A few months ago, Charles Arthur had a column The long tail of blogging is dying ("The popularity of blogging seems to be fading as people turn to the easier aspects of social media: status updates and tweeting")
People are still reading blogs, and other content. But for the creation of amateur content, their heyday for the wider population has, I think, already passed. The short head of blogging thrives. Its long tail, though, has lapsed into desuetude.
See also The Rise of the Professional Blogger
The blogosphere was supposed to democratize publishing and empower the little guy. Turns out, the big blogs are all run by The Man.
There's a predicatable reaction to articles like these - reading it absurdly as saying nobody would ever post again, redefining the word blogger to mean low/unpaid corporate writer who rants, discounting the article because of the author, and so on. But it's quite measurable. Not by text string searching an index, which is going to be full of spam and echoing, but examining various indicators.
One strong indicator is to look at what the professional attention-sellers are doing. Remember, these people have as their careers figuring out what's the top manipulation tool, what trend they should promote. That's their job - and if they don't do it with reasonable skill, they don't succeed. So while they're hardly infallible (any trend-hyping is going to invove many duds), they are evidence. It's not canary in a coal mine, but more at if you see a pack of predators cluster in a particular territory, it's likely they think that's the best place to find prey (which, remember, is YOU!).

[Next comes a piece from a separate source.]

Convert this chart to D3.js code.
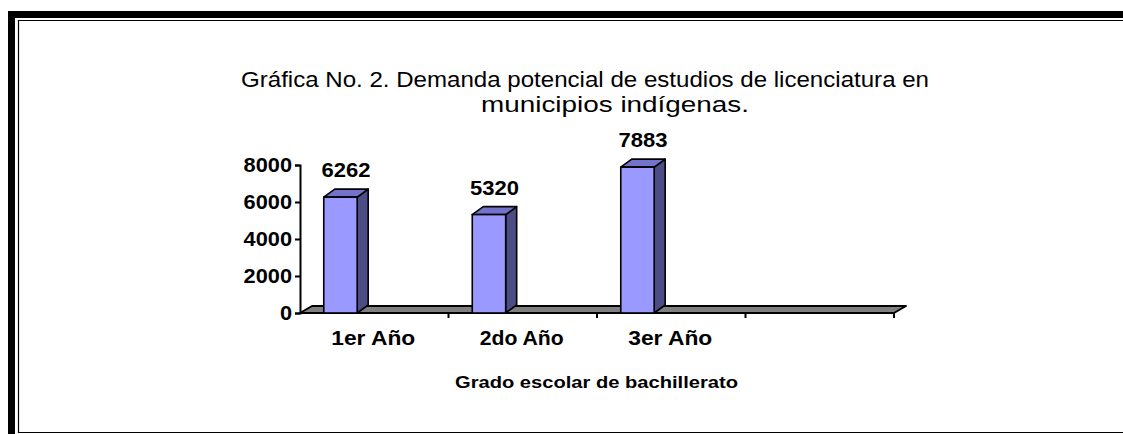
<!DOCTYPE html>
<html>
<head>
<meta charset="utf-8">
<script src="https://cdn.jsdelivr.net/npm/d3@7"></script>
<style>
  html, body { margin: 0; padding: 0; background: #fff; }
  svg { display: block; }
  text { font-family: "Liberation Sans", Arial, sans-serif; fill: #000; }
</style>
</head>
<body>
<script>
// ---- data ----
const categories = ["1er Año", "2do Año", "3er Año", ""];
const values = [6262, 5320, 7883, null];
const yTicks = [0, 2000, 4000, 6000, 8000];
const titleLines = ["Gráfica No. 2. Demanda potencial de estudios de licenciatura en", "municipios indígenas."];
const xAxisTitle = "Grado escolar de bachillerato";

// ---- layout ----
const W = 1123, H = 434;
const svg = d3.select("body").append("svg").attr("width", W).attr("height", H);
svg.append("rect").attr("width", W).attr("height", H).attr("fill", "#fff");

// frame
svg.append("rect").attr("x", 8).attr("y", 11).attr("width", W - 8).attr("height", 7).attr("fill", "#000");
svg.append("rect").attr("x", 8).attr("y", 11).attr("width", 7).attr("height", H - 11).attr("fill", "#000");
svg.append("path").attr("d", `M${W},20.5 H18.5 V432.5 H${W}`).attr("fill", "none").attr("stroke", "#000").attr("stroke-width", 1.2);

// title
svg.append("text").attr("x", 241).attr("y", 87).attr("font-size", 22)
  .attr("textLength", 688).attr("lengthAdjust", "spacingAndGlyphs").text(titleLines[0]);
svg.append("text").attr("x", 481).attr("y", 112).attr("font-size", 22)
  .attr("textLength", 268).attr("lengthAdjust", "spacingAndGlyphs").text(titleLines[1]);

// scales
const x0 = 300, x1 = 894, yBase = 313, yTop = 165;
const x = d3.scaleBand().domain(categories.map((c, i) => i)).range([x0, x1]).padding(0);
const y = d3.scaleLinear().domain([0, 8000]).range([yBase, yTop]);
const bw = x.bandwidth();
const fdx = 12, fdy = -7;   // floor depth
const bdx = 11, bdy = -8;   // bar depth
const barOff = bw * 0.16, barW = bw * 0.225;

// floor
svg.append("polygon")
  .attr("points", [[x0, yBase], [x1, yBase], [x1 + fdx, yBase + fdy], [x0 + fdx, yBase + fdy]].map(p => p.join(",")).join(" "))
  .attr("fill", "#808080").attr("stroke", "#000").attr("stroke-width", 2).attr("stroke-linejoin", "round");

// y axis
const yAxis = d3.axisLeft(y).tickValues(yTicks).tickFormat(d3.format("d")).tickSize(5).tickPadding(3);
const ga = svg.append("g").attr("transform", `translate(${x0},0)`).call(yAxis);
ga.select(".domain").attr("stroke", "#000").attr("stroke-width", 2);
ga.selectAll(".tick line").attr("stroke", "#000").attr("stroke-width", 2);
ga.selectAll(".tick text").attr("font-size", 20).attr("font-weight", "bold")
  .attr("font-family", "Liberation Sans, Arial, sans-serif").attr("fill", "#000")
  .each(function(d) { const s = String(d); d3.select(this).attr("textLength", s.length * 12.1).attr("lengthAdjust", "spacingAndGlyphs"); });

// category ticks
svg.append("g").selectAll("line").data(categories.map((c, i) => i).slice(1).concat([categories.length]))
  .join("line")
  .attr("x1", i => i < categories.length ? x(i) : x1).attr("x2", i => i < categories.length ? x(i) : x1)
  .attr("y1", yBase).attr("y2", yBase + 5)
  .attr("stroke", "#000").attr("stroke-width", 2);

// bars
const bars = svg.append("g");
categories.forEach((c, i) => {
  const v = values[i];
  if (v == null) return;
  const bx = x(i) + barOff, bt = y(v);
  const g = bars.append("g");
  g.append("polygon")
    .attr("points", [[bx + barW, yBase], [bx + barW + bdx, yBase + bdy], [bx + barW + bdx, bt + bdy], [bx + barW, bt]].map(p => p.join(",")).join(" "))
    .attr("fill", "#4d4d85").attr("stroke", "#000").attr("stroke-width", 1.6).attr("stroke-linejoin", "round");
  g.append("polygon")
    .attr("points", [[bx, bt], [bx + bdx, bt + bdy], [bx + barW + bdx, bt + bdy], [bx + barW, bt]].map(p => p.join(",")).join(" "))
    .attr("fill", "#7373cc").attr("stroke", "#000").attr("stroke-width", 1.6).attr("stroke-linejoin", "round");
  g.append("rect").attr("x", bx).attr("y", bt).attr("width", barW).attr("height", yBase - bt)
    .attr("fill", "#9999ff").attr("stroke", "#000").attr("stroke-width", 1.6);
  g.append("text").attr("x", bx + (barW + bdx) / 2 - 24.5).attr("y", bt + bdy - 12)
    .attr("font-size", 20).attr("font-weight", "bold")
    .attr("textLength", 49).attr("lengthAdjust", "spacingAndGlyphs").text(v);
});

// category labels
svg.append("g").selectAll("text").data(categories.map((c, i) => i).filter(i => categories[i] !== ""))
  .join("text")
  .attr("x", i => x(i) + bw / 2 - 1 - 42).attr("y", 345)
  .attr("font-size", 20).attr("font-weight", "bold")
  .attr("textLength", 84).attr("lengthAdjust", "spacingAndGlyphs")
  .text(i => categories[i]);

// axis title
svg.append("text").attr("x", 455).attr("y", 388)
  .attr("font-size", 17).attr("font-weight", "bold")
  .attr("textLength", 283).attr("lengthAdjust", "spacingAndGlyphs").text(xAxisTitle);
</script>
</body>
</html>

I finally installed the Gregarius feed aggregator, even though it is no longer actively supported. I only need a web-based feed aggregator, and so far I've not been able to find a single one that is still actively being supported. Not a single one.
In fact, most of the feed related software seems to have been discontinued in Fall of 2008 - just about the time when Twitter use exploded. I knew that Twitter was popular, but I hadn't realized what an adverse impact it is having on how we find, and read, information on the web.
So, hypesters, developers, investors - all basically have now abandoned the former gold-rush. Stick a fork in it, it's done.
Coda: One marketing A-lister recently sent out a Twitter message about
my article regarding why I refuse to be a sucker again, commenting "[Seth Finkelstein] is not happy about Twitter, for the same reason he wasn't happy about blogs".
I wanted to respond "Well, wasn't I right both times?". But of course, for either blogs or Twitter, A-listers reach orders of magnitude more people than me, so being right is something of a pyrrhic victory.
As part of what I call The Sign Of The Bubble, I've been interested in what happened to a venture capital fund which wanted to invest $100 million dollars based on "RSS" (syndication feed) businesses, started by two people at Harvard's Berkman Center. It raises many issues that I shouldn't elaborate on in a public message. But I was never able to figure out how to ask the questions I wanted to ask, in a context and manner that might have gleaned candid answers. And it didn't seem worthwhile to annoy people over the issue (both in asking sensitive questions, and in possibly writing about it).
But the peHUB site ("A Public Forum for Private Equity") now has a short article on it: RSS Is Dead, So Is The RSS Fund. Key points:
The firm launched with a press release touting "the creation of a $100 million fund," but that was basically a PR stunt. ... [they] wanted to raise $100 million, but had only $20 million from a cornerstone
The firm made a series of investments, in companies like Attensa, KnowNow (defunct) and Edgeio (assets sold to Vast.com). But new deals stopped when RSS Investors ran out of cash, and the decision was made to close up shop.
I'm not sure what the moral of the story is, beyond the obvious that the attempt to make 100 million dollars justifies every cynical thought I've ever had or written regarding blog-evangelism and the huckstering which drives it. I suppose a more politically astute person than me could have sold them some snake-oil and cheerleaded all the way to the bank ("Oh yes, RSS is a world-changer, people can write *blogs*, so buy my data-mining start-up ..."). But as we see, that game doesn't work well even for the players (though still much better for them than all the digital-sharecroppers).